I remember prpearing package for tools4solidsurface especial press screw 6712! yes the item was never in stock because it was not a "priority " item. We got to a point when we could not get our product from vendor because we did not send invoice to any one so we did not get any paymemts. The person in accounting was fired for not makin g sure we got paid but when it was realized we got no payments it was to late. When the vice presidant and presidant was fired every one thpught it wwas going to be better. You are right about the company being ran to the ground. Customdr service was all ways not told anything because mangers were scared the truth would come out if a distributor called very upset. The ladies were only told a estimate date but manger knew it was not true.When we got lay off the shelves were almost empty. We did not have cabinet master, spring clamp, wood working vise, hand scew too. That wss pathetic because this is the signature tool and we did not have it. The owner should never allowed out siders to run the company


----------



## wormil (Nov 19, 2011)

Many a company have failed because bean counters took over. I've worked for several. Business people today do not want to run companies, they want to start (or take over) companies, sell them, and then travel the world; especially millennials.


----------



## oldnovice (Mar 7, 2009)

*Rick M.*, you are 100% correct!
I have seen small towns almost shrivel up and die away when purchased companies move out.
There is a lot of collateral damage on the human front when this happens besides, and in many cases, deterioration of the original products.


----------



## daddywoofdawg (Feb 1, 2014)

I have always loved the pony bar clamp heads,I bought some again last year for 1/2" pipe,they didn't fit the pipe was 1/2", but you could slide the head/tail up and down the pipe,it wouldn't lock on.I had called pony before I ordered to ask about in there photos they showed the crank type head handle and in another photo it had the wire type handle so I asked if the 1/2" came with which.I got two different answers from the same girl.she said it had this number for the crank type,and this number for the wire.OK fine but they where both the same number.


----------



## MacNut11 (Oct 28, 2012)

Sounds like the company was run into the ground on purpose, it wouldn't be the first time that's happened. I bet within a year or two the Pony name shows up made in China. Someone in China probably offered some big money for the rights to the Pony name.


----------



## FEDSAWDAVE (Jan 1, 2009)

I seriously doubt a 113 year old company was "run in to the ground on purpose!" 
One of the.owners was a Princeton grad which doesn't make the business unsinkable nor shield it from stupid business moves.
This reminds me of Senco staples. Still manufacturing with union labor while their competitors were off shoring in China. I could go in to a 4000 word dissertation on the hows and whys but I wont bore you.
The next time you see a post on the great deal someone got on clamps at "Harbor Crap", you'll know exactly where the problem lies and…....it is with the American consumer !


----------



## JADobson (Aug 14, 2012)

> especially millennials.
> 
> - Rick M.


Nonsense. Old people complaining about young people. How original.


----------



## TopamaxSurvivor (May 2, 2008)

> Sounds like the company was run into the ground on purpose, it wouldn t be the first time that s happened. I bet within a year or two the Pony name shows up made in China. Someone in China probably offered some big money for the rights to the Pony name.
> 
> - MacNut11


Doubt it. 21st century managers are that incompetent and stupid. If the US doesn't return to promotions up from the bottom, the bottom will permanently fall out. (Pun intended, of course) Glad to be retired and not having to deal with it anymore.


----------



## Redoak49 (Dec 15, 2012)

I know that everyone wants to blame some manager or bean counter but one should read what Douglas Holman had to see. He is the chairman and owner of Pony Clamps and great great grandson of the founder.

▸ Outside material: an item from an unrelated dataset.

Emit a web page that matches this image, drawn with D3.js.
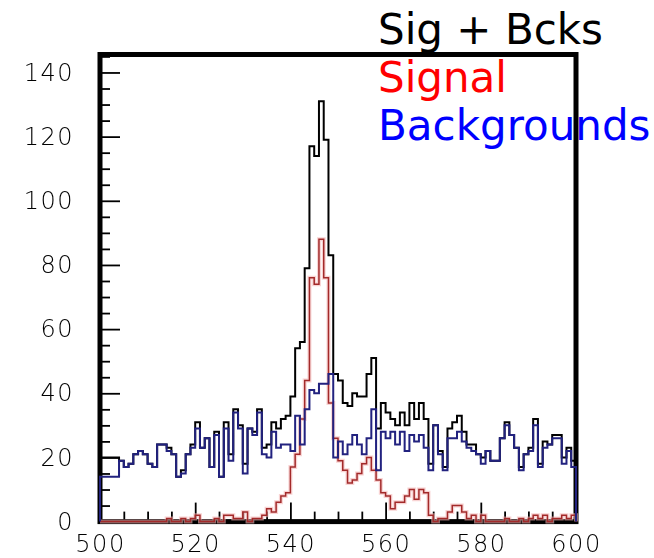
<!DOCTYPE html>
<html>
<head>
<meta charset="utf-8">
<script src="https://cdn.jsdelivr.net/npm/d3@7"></script>
<style>
  html, body { margin: 0; padding: 0; background: #fff; }
  svg { display: block; }
</style>
</head>
<body>
<svg id="chart" width="654" height="558"></svg>
<script>
// Histogram binning: 100 bins of width 1 from 500 to 600
const xMin = 500, xMax = 600, binWidth = 1;

// Bin contents (one value per bin, 500..599)
const signal = [
  0, 0, 0, 0, 0, 0, 0, 0, 0, 0,
  0, 0, 0, 0, 1, 0, 0, 1, 0, 1,
  2, 0, 0, 0, 1, 0, 2, 2, 1, 1,
  3, 0, 1, 1, 2, 4, 3, 6, 8, 9,
  17, 21, 32, 44, 76, 74, 88, 76, 37, 26,
  19, 16, 12, 13, 15, 18, 20, 16, 13, 9,
  8, 4, 6, 6, 8, 10, 7, 10, 9, 2,
  0, 1, 1, 3, 5, 5, 3, 1, 2, 0,
  2, 0, 0, 0, 0, 1, 0, 0, 1, 0,
  1, 2, 1, 2, 0, 1, 1, 2, 1, 2
];

const backgrounds = [
  14, 14, 14, 14, 19, 17, 18, 21, 22, 21,
  18, 17, 24, 24, 22, 21, 14, 15, 21, 23,
  29, 23, 26, 17, 27, 14, 29, 19, 34, 29,
  15, 29, 27, 34, 21, 20, 28, 23, 24, 24,
  22, 33, 24, 35, 41, 40, 43, 43, 46, 20,
  25, 21, 24, 27, 24, 21, 26, 35, 16, 28,
  26, 28, 24, 28, 22, 27, 25, 27, 23, 16,
  30, 21, 16, 26, 26, 28, 25, 23, 22, 21,
  18, 22, 19, 19, 26, 30, 27, 23, 16, 21,
  22, 30, 17, 23, 24, 26, 26, 18, 22, 17
];

const sigPlusBcks = [
  20, 20, 20, 20, 19, 17, 18, 21, 22, 21,
  18, 17, 24, 24, 23, 21, 14, 16, 21, 24,
  31, 23, 26, 17, 28, 14, 31, 21, 35, 30,
  18, 29, 28, 35, 23, 24, 31, 29, 32, 33,
  39, 54, 56, 79, 117, 114, 131, 119, 83, 46,
  44, 37, 36, 40, 39, 39, 46, 51, 29, 37,
  34, 32, 30, 34, 30, 37, 32, 37, 32, 18,
  30, 22, 17, 29, 31, 33, 28, 24, 24, 21,
  20, 22, 19, 19, 26, 31, 27, 23, 17, 21,
  23, 32, 18, 25, 24, 27, 27, 20, 23, 19
];

// Axis ticks
const xMajorTicks = [500, 520, 540, 560, 580, 600];
const yMajorTicks = [0, 20, 40, 60, 80, 100, 120, 140];
const xMinorTicks = d3.range(505, 600, 5).filter(v => v % 20 !== 0);
const yMinorTicks = d3.range(5, 146, 5).filter(v => v % 20 !== 0);

// Legend entries
const legendLabels = ["Sig + Bcks", "Signal", "Backgrounds"];
const legendColors = ["#000000", "#ff0000", "#0000ff"];

const svg = d3.select("#chart");

// Soft edge for the drawn plot content
const defs = svg.append("defs");
defs.append("filter").attr("id", "soft")
  .attr("x", "-5%").attr("y", "-5%").attr("width", "110%").attr("height", "110%")
  .append("feGaussianBlur").attr("stdDeviation", 0.55);

const frame = { left: 100, right: 576, top: 54.5, bottom: 521.6 };
const yTop = 145.6;

const x = d3.scaleLinear().domain([xMin, xMax]).range([frame.left, frame.right]);
const y = d3.scaleLinear().domain([0, yTop]).range([frame.bottom, frame.top]);

// Legend text (sits behind the frame line)
svg.append("g")
  .selectAll("text")
  .data(legendLabels)
  .join("text")
  .attr("x", 378)
  .attr("y", (d, i) => 44 + i * 48)
  .attr("fill", (d, i) => legendColors[i])
  .attr("font-family", "DejaVu Sans, sans-serif")
  .attr("font-size", 42)
  .text(d => d);

const plot = svg.append("g").attr("filter", "url(#soft)");

// Frame
plot.append("rect")
  .attr("x", frame.left)
  .attr("y", frame.top)
  .attr("width", frame.right - frame.left)
  .attr("height", frame.bottom - frame.top)
  .attr("fill", "none")
  .attr("stroke", "#000")
  .attr("stroke-width", 5);

const tickFont = g => g.selectAll("text")
  .attr("font-family", "DejaVu Sans, sans-serif")
  .attr("font-weight", 200)
  .attr("font-size", 24)
  .attr("letter-spacing", 1.5)
  .attr("fill", "#000");

// Y axis: major ticks with labels, minor ticks without
const yAxis = plot.append("g")
  .attr("transform", `translate(${frame.left},0)`)
  .call(d3.axisLeft(y).tickValues(yMajorTicks).tickSize(-20).tickPadding(26).tickFormat(d3.format("d")));
yAxis.call(tickFont);
plot.append("g")
  .attr("transform", `translate(${frame.left},0)`)
  .call(d3.axisLeft(y).tickValues(yMinorTicks).tickSize(-10).tickFormat(""));

// X axis
const xAxis = plot.append("g")
  .attr("transform", `translate(0,${frame.bottom})`)
  .call(d3.axisBottom(x).tickValues(xMajorTicks).tickSize(-19).tickPadding(13).tickFormat(d3.format("d")));
xAxis.call(tickFont);
plot.append("g")
  .attr("transform", `translate(0,${frame.bottom})`)
  .call(d3.axisBottom(x).tickValues(xMinorTicks).tickSize(-10).tickFormat(""));

plot.selectAll(".domain").remove();
plot.selectAll(".tick line").attr("stroke", "#000").attr("stroke-width", 1.8);

// Step outlines of the histograms
const stepLine = d3.line()
  .x(d => x(d[0]))
  .y(d => y(d[1]))
  .curve(d3.curveStepAfter);

function outline(values) {
  const pts = [[xMin, 0]];
  values.forEach((v, i) => pts.push([xMin + i * binWidth, v]));
  pts.push([xMax, values[values.length - 1]]);
  pts.push([xMax, 0]);
  return stepLine(pts);
}

const hist = plot.append("g").attr("fill", "none").attr("stroke-linejoin", "miter");

hist.append("path")
  .attr("d", outline(sigPlusBcks))
  .attr("stroke", "#000")
  .attr("stroke-width", 2);

// Signal: thin dark red line with a soft pink halo
hist.append("path")
  .attr("d", outline(signal))
  .attr("stroke", "#f4b6b6")
  .attr("stroke-width", 4)
  .attr("stroke-opacity", 0.6);
hist.append("path")
  .attr("d", outline(signal))
  .attr("stroke", "#a32c2c")
  .attr("stroke-width", 1.5);

hist.append("path")
  .attr("d", outline(backgrounds))
  .attr("stroke", "#20207f")
  .attr("stroke-width", 2);
</script>
</body>
</html>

"I am writing to inform you that on May 19, 2016, Adjustable Clamp Company d/b/a Pony Tools Inc. informed its Chicago employees that it was suspending operations in Chicago effective immediately. While this step was necessary due to issues unique to the Chicago business, the Company's Easy Wood Tools division remains open and continues to operate its business…"

Please note the issues unique to the Chicago business. Illinois and Chicago are in great debt and can not pay their bills. Chicago has created a poor business atmosphere for companies and a lot of companies are moving out other places because they can not be competitive due to taxes and other conditions.


----------



## helluvawreck (Jul 21, 2010)

I hope very much that Easy Wood Tools will stay in business. I use four of their tools and have plans to buy more and am very satisfied with the quality of their tools.

helluvawreck aka Charles
http://woodworkingexpo.wordpress.com


----------



## wormil (Nov 19, 2011)

LOL, unique to Chicago doesn't mean it's the City of Chicago's fault. It's not the consumers fault. It's not El Nino. The fault lies with management and the owners.


----------



## FEDSAWDAVE (Jan 1, 2009)

Bob W…..are you the Bob that worked at Pony for a long time? If you are, thank you very much. It was never the same after you left !


----------



## skatefriday (May 5, 2014)

> I have been selling Pony Clamps, Jorgenson for 32 years. 2 + years ago, it all changed. The family that has owned the company for 113 years, hired a management company to run the business. Of course, this was a bunch of college boys that have never used nor held a clamp. It all went down hill. Problem being that Pony was still making their products in Chicago with union labor while their competitors had long ago offshored to China. Pony, started making pieces parts in China. Case in point, Press Screws. The screw part was still made in the USA. Both ends were made in China. Problem was, they were inferior and did not fit on the screw. That is one of many nightmares. Back order after backorder and "customer service" that had no clue.
> So, the next time you pick.up clamps at Harbor Junk…..the fault lies with us, as American consumers as we want cheap cheap cheap.
> 
> - FEDSAWDAVE


Sadness. All of my K-body clamps are Jorgensen. About a year ago I noticed they had swapped out the
wooden handle for crappy plastic and bought the remaining wooden stock they had at OSH. I suspected
that change was a harbinger of bad things. Apparently I was right.


----------